DATA
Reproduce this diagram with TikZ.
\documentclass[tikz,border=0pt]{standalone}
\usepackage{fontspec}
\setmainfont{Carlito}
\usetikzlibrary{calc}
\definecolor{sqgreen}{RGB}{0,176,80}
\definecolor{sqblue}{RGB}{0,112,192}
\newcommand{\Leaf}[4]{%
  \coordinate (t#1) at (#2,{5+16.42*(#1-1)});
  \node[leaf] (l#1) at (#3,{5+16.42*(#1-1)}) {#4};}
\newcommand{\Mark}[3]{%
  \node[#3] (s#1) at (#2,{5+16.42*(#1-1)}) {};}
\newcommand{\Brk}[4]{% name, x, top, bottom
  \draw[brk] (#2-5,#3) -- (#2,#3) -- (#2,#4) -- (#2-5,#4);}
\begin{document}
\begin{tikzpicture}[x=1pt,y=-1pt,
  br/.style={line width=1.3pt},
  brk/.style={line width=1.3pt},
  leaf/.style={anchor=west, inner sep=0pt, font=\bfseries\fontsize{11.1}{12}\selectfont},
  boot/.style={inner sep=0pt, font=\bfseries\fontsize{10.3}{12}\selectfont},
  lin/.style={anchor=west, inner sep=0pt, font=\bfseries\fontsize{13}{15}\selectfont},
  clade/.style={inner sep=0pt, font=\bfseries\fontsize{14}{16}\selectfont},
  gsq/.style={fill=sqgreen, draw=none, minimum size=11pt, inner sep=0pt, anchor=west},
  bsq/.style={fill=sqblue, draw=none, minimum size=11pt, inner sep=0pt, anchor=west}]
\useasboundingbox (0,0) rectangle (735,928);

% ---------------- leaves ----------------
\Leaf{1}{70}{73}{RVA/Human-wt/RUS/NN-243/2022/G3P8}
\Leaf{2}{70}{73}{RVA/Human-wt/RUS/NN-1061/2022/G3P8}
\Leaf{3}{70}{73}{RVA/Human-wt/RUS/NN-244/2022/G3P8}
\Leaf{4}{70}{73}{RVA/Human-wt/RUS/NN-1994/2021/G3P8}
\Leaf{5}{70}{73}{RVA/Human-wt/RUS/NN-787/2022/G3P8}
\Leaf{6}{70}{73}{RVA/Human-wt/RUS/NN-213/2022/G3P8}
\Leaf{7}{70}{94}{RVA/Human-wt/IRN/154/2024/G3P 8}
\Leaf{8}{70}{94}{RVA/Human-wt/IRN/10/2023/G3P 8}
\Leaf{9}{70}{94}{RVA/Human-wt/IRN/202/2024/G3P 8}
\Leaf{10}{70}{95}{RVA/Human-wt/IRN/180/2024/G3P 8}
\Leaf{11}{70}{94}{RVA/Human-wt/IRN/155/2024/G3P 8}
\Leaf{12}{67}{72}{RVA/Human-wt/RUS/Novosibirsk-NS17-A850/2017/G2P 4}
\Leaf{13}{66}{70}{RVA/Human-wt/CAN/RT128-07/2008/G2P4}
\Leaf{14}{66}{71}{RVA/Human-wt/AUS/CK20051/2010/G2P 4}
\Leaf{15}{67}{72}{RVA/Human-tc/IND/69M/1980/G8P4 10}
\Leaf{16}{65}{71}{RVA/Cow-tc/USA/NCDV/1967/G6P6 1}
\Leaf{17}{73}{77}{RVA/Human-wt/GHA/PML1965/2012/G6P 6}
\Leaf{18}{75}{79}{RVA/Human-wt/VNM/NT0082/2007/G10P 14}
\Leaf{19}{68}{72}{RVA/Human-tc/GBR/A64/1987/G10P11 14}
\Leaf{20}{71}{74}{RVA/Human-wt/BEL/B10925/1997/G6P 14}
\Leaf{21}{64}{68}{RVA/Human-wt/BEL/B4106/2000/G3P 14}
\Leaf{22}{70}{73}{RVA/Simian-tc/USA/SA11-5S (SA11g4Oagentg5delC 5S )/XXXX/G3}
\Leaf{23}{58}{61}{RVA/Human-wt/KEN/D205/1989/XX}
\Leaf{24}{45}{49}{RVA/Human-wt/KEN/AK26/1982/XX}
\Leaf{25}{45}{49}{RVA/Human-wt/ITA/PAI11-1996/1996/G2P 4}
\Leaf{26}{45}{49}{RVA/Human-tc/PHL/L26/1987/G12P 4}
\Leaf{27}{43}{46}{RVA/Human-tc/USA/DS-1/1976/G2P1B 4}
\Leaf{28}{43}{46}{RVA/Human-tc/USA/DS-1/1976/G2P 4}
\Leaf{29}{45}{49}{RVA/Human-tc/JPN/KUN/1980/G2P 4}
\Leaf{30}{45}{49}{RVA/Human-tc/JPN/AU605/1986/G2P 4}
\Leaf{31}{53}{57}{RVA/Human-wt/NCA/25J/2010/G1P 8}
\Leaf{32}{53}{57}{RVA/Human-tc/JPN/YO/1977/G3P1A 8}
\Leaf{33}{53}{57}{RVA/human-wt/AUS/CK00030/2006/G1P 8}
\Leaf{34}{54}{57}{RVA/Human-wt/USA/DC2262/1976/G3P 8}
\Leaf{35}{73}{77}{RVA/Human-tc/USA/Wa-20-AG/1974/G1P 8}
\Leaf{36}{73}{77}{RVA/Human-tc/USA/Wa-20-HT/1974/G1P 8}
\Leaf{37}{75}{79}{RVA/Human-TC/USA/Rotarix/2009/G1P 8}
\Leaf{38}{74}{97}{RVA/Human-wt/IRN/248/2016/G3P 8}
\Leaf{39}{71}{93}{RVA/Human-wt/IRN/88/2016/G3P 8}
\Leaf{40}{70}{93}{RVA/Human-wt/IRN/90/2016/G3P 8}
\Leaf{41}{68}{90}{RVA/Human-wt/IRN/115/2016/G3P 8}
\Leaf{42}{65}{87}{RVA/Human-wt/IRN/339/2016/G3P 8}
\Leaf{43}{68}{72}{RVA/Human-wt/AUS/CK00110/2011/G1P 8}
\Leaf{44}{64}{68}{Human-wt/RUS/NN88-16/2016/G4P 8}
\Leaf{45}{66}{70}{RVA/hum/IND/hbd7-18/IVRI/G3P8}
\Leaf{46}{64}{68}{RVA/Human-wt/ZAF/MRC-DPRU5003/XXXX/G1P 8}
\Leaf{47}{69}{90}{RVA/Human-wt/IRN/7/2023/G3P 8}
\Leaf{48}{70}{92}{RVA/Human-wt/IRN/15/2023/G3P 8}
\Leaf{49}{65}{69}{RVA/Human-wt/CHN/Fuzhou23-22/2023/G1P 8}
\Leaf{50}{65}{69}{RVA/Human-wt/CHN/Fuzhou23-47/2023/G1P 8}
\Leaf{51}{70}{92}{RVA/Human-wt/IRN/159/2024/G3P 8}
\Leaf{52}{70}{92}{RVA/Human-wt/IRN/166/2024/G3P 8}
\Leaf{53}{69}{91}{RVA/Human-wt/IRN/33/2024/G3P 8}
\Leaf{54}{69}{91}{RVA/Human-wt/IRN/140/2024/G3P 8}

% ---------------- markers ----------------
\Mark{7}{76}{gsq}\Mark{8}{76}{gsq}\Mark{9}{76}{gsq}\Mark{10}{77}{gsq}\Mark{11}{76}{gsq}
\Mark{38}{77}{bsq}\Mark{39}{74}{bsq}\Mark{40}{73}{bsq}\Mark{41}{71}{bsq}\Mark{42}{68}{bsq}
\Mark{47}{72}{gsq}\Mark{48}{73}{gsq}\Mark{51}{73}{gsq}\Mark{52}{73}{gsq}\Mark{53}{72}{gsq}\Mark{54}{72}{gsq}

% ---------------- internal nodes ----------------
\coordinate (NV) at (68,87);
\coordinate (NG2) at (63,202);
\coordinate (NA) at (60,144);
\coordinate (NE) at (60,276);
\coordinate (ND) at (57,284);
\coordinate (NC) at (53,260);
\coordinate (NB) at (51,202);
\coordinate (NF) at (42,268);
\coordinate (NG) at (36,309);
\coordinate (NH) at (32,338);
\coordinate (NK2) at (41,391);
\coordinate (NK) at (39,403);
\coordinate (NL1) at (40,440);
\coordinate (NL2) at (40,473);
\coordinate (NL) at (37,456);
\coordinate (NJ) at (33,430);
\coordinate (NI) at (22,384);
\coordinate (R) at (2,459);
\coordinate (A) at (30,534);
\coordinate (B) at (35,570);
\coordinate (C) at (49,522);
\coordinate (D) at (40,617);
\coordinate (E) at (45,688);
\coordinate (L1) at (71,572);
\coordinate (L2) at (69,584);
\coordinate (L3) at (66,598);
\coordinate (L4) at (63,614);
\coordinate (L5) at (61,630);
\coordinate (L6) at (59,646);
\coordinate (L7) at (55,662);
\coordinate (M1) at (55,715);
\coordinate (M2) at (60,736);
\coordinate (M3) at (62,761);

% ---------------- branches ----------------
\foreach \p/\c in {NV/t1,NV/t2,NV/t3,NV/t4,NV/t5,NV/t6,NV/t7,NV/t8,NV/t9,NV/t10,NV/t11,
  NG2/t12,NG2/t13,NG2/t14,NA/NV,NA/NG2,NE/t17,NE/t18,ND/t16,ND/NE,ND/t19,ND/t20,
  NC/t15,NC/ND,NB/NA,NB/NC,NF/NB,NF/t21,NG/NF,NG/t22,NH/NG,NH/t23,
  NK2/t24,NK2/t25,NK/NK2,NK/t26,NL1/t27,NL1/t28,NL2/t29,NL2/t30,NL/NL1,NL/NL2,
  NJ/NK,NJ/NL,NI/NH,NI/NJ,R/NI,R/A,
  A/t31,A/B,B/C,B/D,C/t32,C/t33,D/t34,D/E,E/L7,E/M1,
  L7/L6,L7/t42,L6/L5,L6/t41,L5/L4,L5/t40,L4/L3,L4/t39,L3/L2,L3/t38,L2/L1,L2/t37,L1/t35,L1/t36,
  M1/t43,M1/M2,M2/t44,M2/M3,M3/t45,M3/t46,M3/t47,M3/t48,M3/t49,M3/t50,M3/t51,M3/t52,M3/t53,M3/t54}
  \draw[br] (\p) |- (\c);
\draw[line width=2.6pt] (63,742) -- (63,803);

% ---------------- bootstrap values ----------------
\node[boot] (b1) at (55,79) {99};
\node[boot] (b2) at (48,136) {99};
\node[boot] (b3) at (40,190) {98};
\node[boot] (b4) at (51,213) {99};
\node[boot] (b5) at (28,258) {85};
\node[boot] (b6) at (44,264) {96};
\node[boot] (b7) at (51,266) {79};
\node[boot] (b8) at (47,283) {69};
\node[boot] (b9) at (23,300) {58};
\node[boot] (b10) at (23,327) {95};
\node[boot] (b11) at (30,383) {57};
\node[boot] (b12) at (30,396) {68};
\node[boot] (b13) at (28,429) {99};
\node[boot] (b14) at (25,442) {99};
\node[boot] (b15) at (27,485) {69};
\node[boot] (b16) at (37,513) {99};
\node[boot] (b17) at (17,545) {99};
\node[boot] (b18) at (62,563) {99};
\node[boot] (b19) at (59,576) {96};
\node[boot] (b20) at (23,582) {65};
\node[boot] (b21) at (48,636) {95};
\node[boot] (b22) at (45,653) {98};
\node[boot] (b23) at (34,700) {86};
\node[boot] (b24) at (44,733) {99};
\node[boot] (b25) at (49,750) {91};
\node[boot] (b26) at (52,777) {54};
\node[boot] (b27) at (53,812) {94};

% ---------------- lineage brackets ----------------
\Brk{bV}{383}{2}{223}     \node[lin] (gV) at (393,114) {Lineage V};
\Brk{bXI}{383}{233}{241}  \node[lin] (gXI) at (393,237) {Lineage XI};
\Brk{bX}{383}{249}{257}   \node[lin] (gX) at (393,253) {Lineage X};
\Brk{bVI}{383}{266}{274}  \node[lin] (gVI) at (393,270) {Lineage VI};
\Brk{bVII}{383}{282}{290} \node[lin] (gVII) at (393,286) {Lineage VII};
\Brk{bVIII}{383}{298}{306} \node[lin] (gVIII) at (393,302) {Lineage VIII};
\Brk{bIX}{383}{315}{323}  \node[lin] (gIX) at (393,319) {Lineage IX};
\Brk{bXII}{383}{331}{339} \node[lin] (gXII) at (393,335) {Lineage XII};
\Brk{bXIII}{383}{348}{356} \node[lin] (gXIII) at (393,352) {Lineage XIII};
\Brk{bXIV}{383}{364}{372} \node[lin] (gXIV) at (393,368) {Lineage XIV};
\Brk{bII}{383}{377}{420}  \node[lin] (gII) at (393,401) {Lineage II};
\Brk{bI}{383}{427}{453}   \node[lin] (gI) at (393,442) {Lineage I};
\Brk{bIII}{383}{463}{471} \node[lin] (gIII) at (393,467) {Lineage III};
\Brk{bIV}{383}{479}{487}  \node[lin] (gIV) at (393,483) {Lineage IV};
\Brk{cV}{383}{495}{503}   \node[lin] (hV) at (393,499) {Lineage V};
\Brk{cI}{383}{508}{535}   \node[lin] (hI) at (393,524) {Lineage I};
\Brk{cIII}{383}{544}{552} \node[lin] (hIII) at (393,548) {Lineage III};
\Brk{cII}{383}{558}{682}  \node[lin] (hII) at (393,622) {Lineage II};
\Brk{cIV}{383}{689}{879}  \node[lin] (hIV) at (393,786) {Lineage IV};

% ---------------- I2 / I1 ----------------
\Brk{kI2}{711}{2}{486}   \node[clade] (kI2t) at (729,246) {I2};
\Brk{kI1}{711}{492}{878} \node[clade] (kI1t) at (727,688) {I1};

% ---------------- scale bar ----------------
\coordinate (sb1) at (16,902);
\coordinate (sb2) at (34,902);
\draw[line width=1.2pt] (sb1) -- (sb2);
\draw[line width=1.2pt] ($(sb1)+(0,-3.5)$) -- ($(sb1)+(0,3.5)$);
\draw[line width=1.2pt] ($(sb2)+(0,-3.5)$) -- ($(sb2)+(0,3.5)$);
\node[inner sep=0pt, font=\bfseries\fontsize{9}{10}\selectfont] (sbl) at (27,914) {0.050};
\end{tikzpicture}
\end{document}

* * *

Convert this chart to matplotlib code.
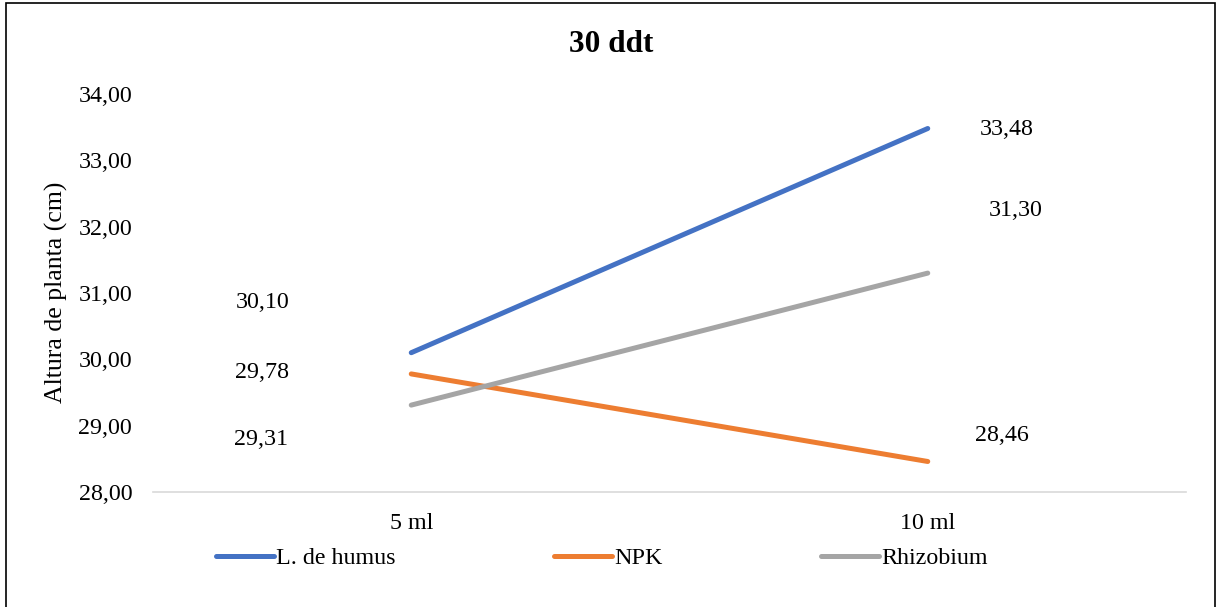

WRITTEN INSTRUCTION
Where a line above contains the word "this", copy that line.

ANSWER FOR THE TASK
Reproduce this diagram with TikZ.
Convert this chart to matplotlib code.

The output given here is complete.